I was sitting on the couch about to drink my coffee when I heard bird sounds from the direction of the family room (to which the catio is attached). At first I thought it was a forgotten cat toy recently rediscovered, but the sounds were too loud and varied. I stood up and saw Praline leaping at the wall and realized we had a visitor.
(There would be a picture here of an adorable little bird on the floor near the stairs if I’d thought of it, but my attention was focused on keeping the cats away from it.)
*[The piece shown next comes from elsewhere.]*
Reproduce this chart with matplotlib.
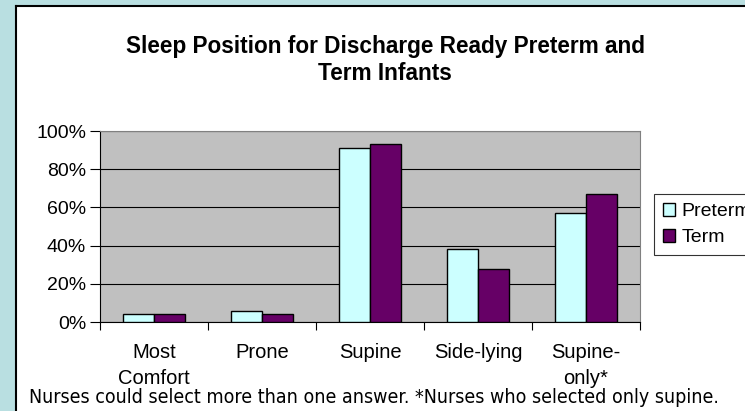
import matplotlib
matplotlib.use("Agg")
import matplotlib.pyplot as plt
import numpy as np
from matplotlib.patches import Rectangle
from matplotlib.ticker import FixedLocator

categories = ["Most\nComfort", "Prone", "Supine", "Side-lying", "Supine-\nonly*"]
preterm = [4, 6, 91, 38, 57]
term = [4, 4, 93, 28, 67]
yticks = [0, 20, 40, 60, 80, 100]

W, H = 745, 411
fig = plt.figure(figsize=(W / 100, H / 100), dpi=100)
fig.patch.set_facecolor("#b9dfe1")

# white panel with black top/left border
panel = Rectangle((16 / W, 0), 1, 1 - 6 / H, transform=fig.transFigure,
                  facecolor="white", edgecolor="none", zorder=-5)
fig.add_artist(panel)
fig.add_artist(plt.Line2D([16 / W, 16 / W], [0, 1 - 6 / H], color="black", lw=1.5,
                          transform=fig.transFigure, zorder=-4))
fig.add_artist(plt.Line2D([16 / W, 1], [1 - 6 / H, 1 - 6 / H], color="black", lw=1.5,
                          transform=fig.transFigure, zorder=-4))

left, right, top, bottom = 100, 640, 131, 322
ax = fig.add_axes([left / W, 1 - bottom / H, (right - left) / W, (bottom - top) / H])
ax.set_zorder(2)
ax.set_facecolor("#c0c0c0")

x = np.arange(len(categories))
bw = 0.29
ax.bar(x - bw / 2, preterm, bw, color="#ccffff", edgecolor="black", lw=1, label="Preterm", zorder=3)
ax.bar(x + bw / 2, term, bw, color="#660066", edgecolor="black", lw=1, label="Term", zorder=3)

ax.set_xlim(-0.5, len(categories) - 0.5)
ax.set_ylim(0, 100)
ax.set_yticks(yticks)
ax.set_yticklabels([f"{v}%" for v in yticks], fontsize=14, family="Liberation Sans")
ax.yaxis.grid(True, color="black", lw=0.8, zorder=1)
ax.set_axisbelow(True)
ax.tick_params(axis="y", length=7, width=0.8, pad=3)

ax.set_xticks(x)
ax.set_xticklabels(categories, fontsize=14.5, family="Liberation Sans", linespacing=1.45)
ax.tick_params(axis="x", length=0, pad=15)
ax.xaxis.set_minor_locator(FixedLocator(np.arange(-0.5, len(categories), 1.0)))
ax.tick_params(axis="x", which="minor", length=6, width=0.8)

for s in ("top", "right"):
    ax.spines[s].set_color("#808080")
for s in ("left", "bottom"):
    ax.spines[s].set_color("black")

leg = fig.legend(loc="upper left", bbox_to_anchor=(654 / W, 1 - 194 / H),
                 prop={"family": "Liberation Sans", "size": 14}, frameon=True,
                 fancybox=False, edgecolor="black", handlelength=0.65, handleheight=0.65,
                 handletextpad=0.3, labelspacing=0.45, borderpad=0.45, borderaxespad=0)
leg.get_frame().set_linewidth(0.8)

fig.text(385 / W, 1 - 47 / H, "Sleep Position for Discharge Ready Preterm and",
         ha="center", va="center", fontsize=16.3, fontweight="bold", family="Liberation Sans")
fig.text(385 / W, 1 - 73 / H, "Term Infants",
         ha="center", va="center", fontsize=16.3, fontweight="bold", family="Liberation Sans")

fig.text(29 / W, 1 - 397 / H,
         "Nurses could select more than one answer. *Nurses who selected only supine.",
         ha="left", va="center", fontsize=14.05, family="DejaVu Sans", fontstretch="condensed")

fig.savefig("out.png", dpi=100)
The poor little thing was crouched trembling on the floor, watched by several slightly confused cats. They knew this moving thing was interesting and worth catching (there’d been a similar experience with a small bat, which I don’t remember if I blogged), but had never actually had the opportunity to. Since the bird was petrified, I took a chance and picked it up in my left hand, where it huddled and shook and cheeped but was otherwise still, and yanked the (human-sized) door to the catio open. Vanilla was still out there, but she looked at me with wide eyes and skedaddled.
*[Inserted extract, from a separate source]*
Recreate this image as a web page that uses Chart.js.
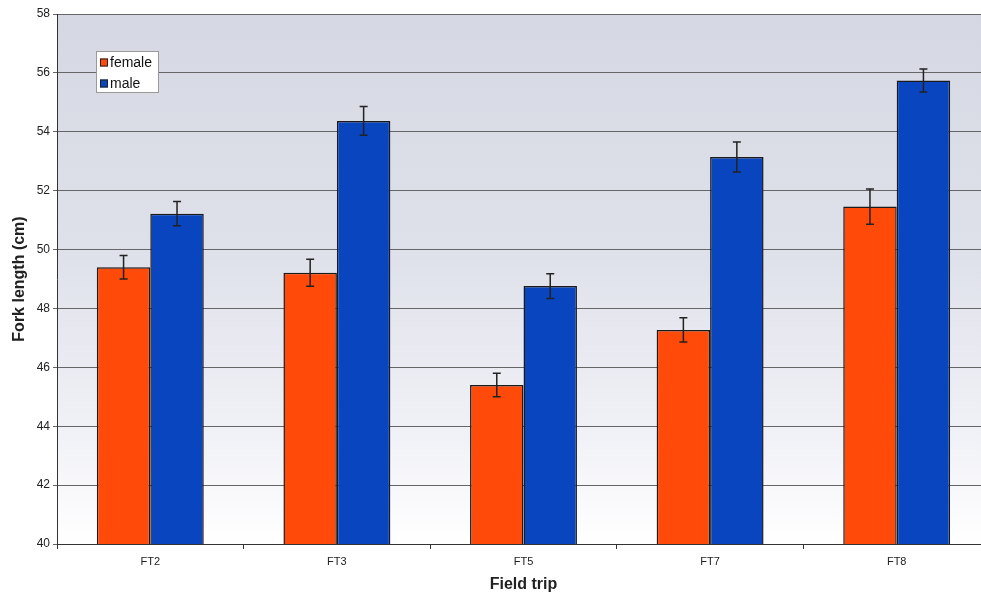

There’s a mesh door leading to the backyard from the catio, which I intended to go through to release the bird. However, it has latches on both sides, and unfortunately they were both latched at this time. As I discovered this, the bird struggled out of my hand and fluttered to the floor. Spouse had joined me by then and I asked him to go around and unlatch the door from the back. I then put a pillow in front of the cat door, because I’d forgotten that it locks from the inside rather than the side I was on.
After the door was unlatched I found the poor terrified bird and carried it out to the back and put it on a fence post.
It just sat there for a bit and at first I worried that it might be injured, but spouse pointed out that it was, well, terrified and catching its breath. He went back in to properly lock the cat door to the catio, because once the bird recovered, it promptly did this.
Yes. It flew directly to the one-inch mesh and popped through to land on the shelf. Argh. Well, at least we knew it could fly.
I went back into the catio and watched it for a bit. I wasn’t the only one.
It rested for a while. This gave me the opportunity to get a size comparison, though naturally the camera focused on the greenery in the background.
I stroked its soft little back one more time and it cheeped and squeezed through the mesh and flew around the corner of the house. Phew. I wonder if it’s learned anything from this.